| | Re: 5 Steps to an English Only Classroom
An "English only environment", as Diana pointed out, is indeed an ideal situation for accelerating the learning process. However, if English is being taught in a country where L1 is a language other than English, there is no English "environment" outside of the classroom, and any English Only environment created within the classroom will be temporary and artificial at best. The teacher will naturally scale down his/her use of English to assure that the students are understanding at least the gist. The students will be limited by their own proficiency in the language. This artificial environment is not necessarily "bad", should rather be taken advantage of. A chat with friends over a beer is not artificial. A game of Trivial is artificial. Playing Trivial in English Only might be wonderful, it is taking a real-life artificial environment and making it into a learning experience.
Understanding, comprehension comes from recognition. You can not understand a word you've never heard before in your life, a word you do not know how to say or are unaware of its meaning. So, when that scientist begins using $100 words you might get the gist of his sentences because you recognize the grammar he uses, but you won't understand what he's talking about because so much of the sound output will be unfamiliar to you. Yet, if you were also a scientist, if you also used those words on a daily basis, you would recognize them at once, you would not need to go through the task of separating words, translating them into meaningful units, then plugging them back into the sentence. An ESL student is only going to be able to understand language that he/she already controls to a certain extent. If words or constructions are used that are not within the student's language bank, there will be no recognition and thus not cognition and finally, no understanding. One does not improve listening and comprehension skills through passively listening but rather through actively speaking and adding vocabulary and structures to language.

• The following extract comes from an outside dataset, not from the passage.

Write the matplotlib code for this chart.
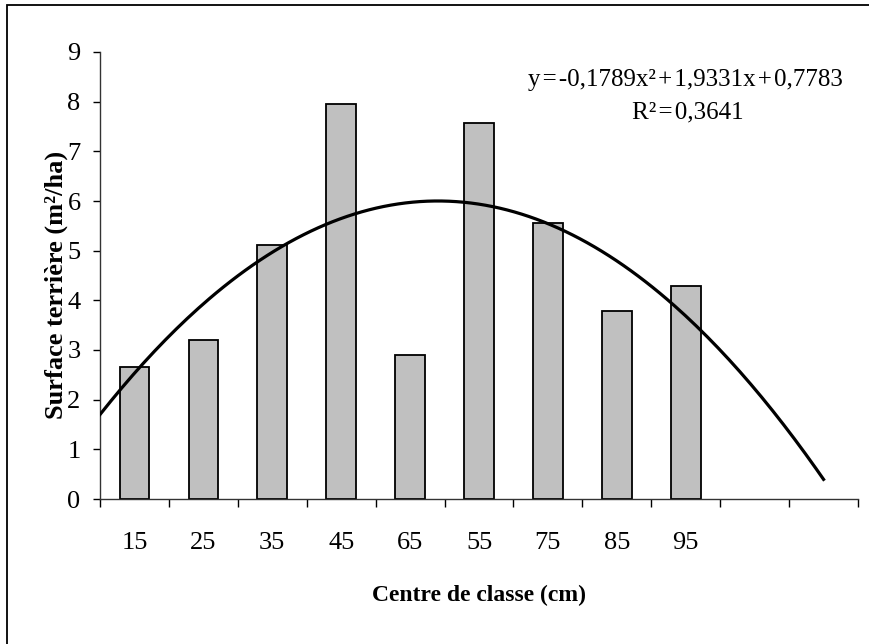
import matplotlib.pyplot as plt
from matplotlib.patches import Rectangle
import numpy as np

plt.rcParams['font.family'] = ['Liberation Serif', 'DejaVu Serif']

# data
classes = ['15', '25', '35', '45', '65', '55', '75', '85', '95']
surface = [2.66, 3.20, 5.11, 7.96, 2.90, 7.57, 5.55, 3.78, 4.29]
n_slots = 11                              # two empty category slots at the right
trend_coef = [-0.1789, 1.9331, 0.7783]    # polynomial trendline shown on the chart
r2 = 0.3641

W, H = 869, 644
fig = plt.figure(figsize=(W / 100, H / 100), dpi=100)
ax = fig.add_axes([100 / W, (H - 499) / H, 758 / W, 447 / H])

x = np.arange(1, len(surface) + 1)
ax.bar(x, surface, width=0.43, color='#c0c0c0', edgecolor='black', linewidth=1.3, zorder=2)

# trendline, drawn from half a category before the first to the last slot
xt = np.linspace(0.5, n_slots, 200)
ax.plot(xt, np.polyval(trend_coef, xt), color='black', linewidth=2.3, zorder=3)

ax.set_xlim(0.5, n_slots + 0.5)
ax.set_ylim(0, 9)
ax.set_yticks(range(0, 10))
ax.set_xticks(np.arange(0.5, n_slots + 1.0, 1.0))
ax.set_xticklabels([])
ax.set_xticks(x, minor=True)
ax.set_xticklabels(classes, minor=True)
ax.tick_params(axis='x', which='minor', length=0, pad=24, labelsize=19)
ax.tick_params(axis='x', which='major', length=6, width=1, direction='out')
ax.tick_params(axis='y', length=5, width=1, direction='out', pad=9, labelsize=19)

for s in ['top', 'right']:
    ax.spines[s].set_visible(False)
for s in ['left', 'bottom']:
    ax.spines[s].set_linewidth(1)
    ax.spines[s].set_color('#333333')

hs = '\u200a'
c = [str(v).replace('.', ',') for v in trend_coef]
eq = f'y{hs}={hs}{c[0]}x\u00b2{hs}+{hs}{c[1]}x{hs}+{hs}{c[2]}'
ax.text(0.980, 0.937, eq, transform=ax.transAxes, ha='right', va='center', fontsize=18)
ax.text(0.776, 0.864, f'R\u00b2{hs}={hs}' + str(r2).replace('.', ','), transform=ax.transAxes,
        ha='center', va='center', fontsize=18)

ax.set_xlabel('Centre de classe (cm)', fontsize=17, fontweight='bold', labelpad=22)
ax.set_ylabel('Surface terrière (m²/ha)', fontsize=19, fontweight='bold', va='center')
ax.yaxis.set_label_coords((56 - 100) / 758, (499 - 285) / 447)

# outer chart frame (only top and left edges are inside the image)
fig.patches.append(Rectangle((7 / W, -0.1), 1.2, (H - 5) / H + 0.1, transform=fig.transFigure,
                             fill=False, edgecolor='black', linewidth=1.3))

fig.savefig('out.png', dpi=100)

English Only makes the head feel swollen. For the teacher it may be the feeling that he/she is always speaking ESL, or worse, that the "natural language" used is not getting through to that student with more difficulty in understanding. For the student there is that feeling of a huge cloud around their head, a cloud that sometimes is very thick and dark, other times is thin and only partially covers the sky of understanding and communicating. With both the teacher and the student feeling "uncomfortable" with the language being used in the class, the environment becomes strained and the steps forward become like walking through thick mud.
A balance, then, must be made. Perhaps it is the balance that Diana has found in her classes. Her experience is similar to mine, concerning younger kids and pre-teens. If I restrict the younger kids to English Only the only language they produce is the parrot-like "I am 6 years old" stuff that their schools teach them. If I encourage the older kids to use only English, they are more willing to create sentences based on their limited lexicon, albeit broken, fragmented, grammatically and structural nightmares of sentences. Adults feel limited, embarrassed, ashamed of their inability to communicate, they can be perfectionists or they can be shy or they can be whatever you imagine them to be, but if you shut off their natural means of communication they will shut up in all languages and you will end up with a question-very very short answer session, not with a pleasant chat or conversation.
English Only is just one of many tools that can be taken advantage of in the ESL classroom. I only wish to advise that it should not, in my opinion and experience, be made into an iron-clad rule. As an ending note, besides appreciating a teacher who is able to explain or translate a word here and there in L1, students also have a living example before them that their teacher knows what he/she is doing. If the teacher has learned the L1 of the students then that teacher has been a good student and can share that experience with his/her students. If the teacher stubbornly insists that he/she only speaks English, who is he/she to insist that the students give up their language in favor of English. The end result of the class should be gradual improvement and communication, not the application of a rule with possible punishment for breaking such.
But again, I'm pretty hard-headed and outspoken on this subject. Thanks for reading.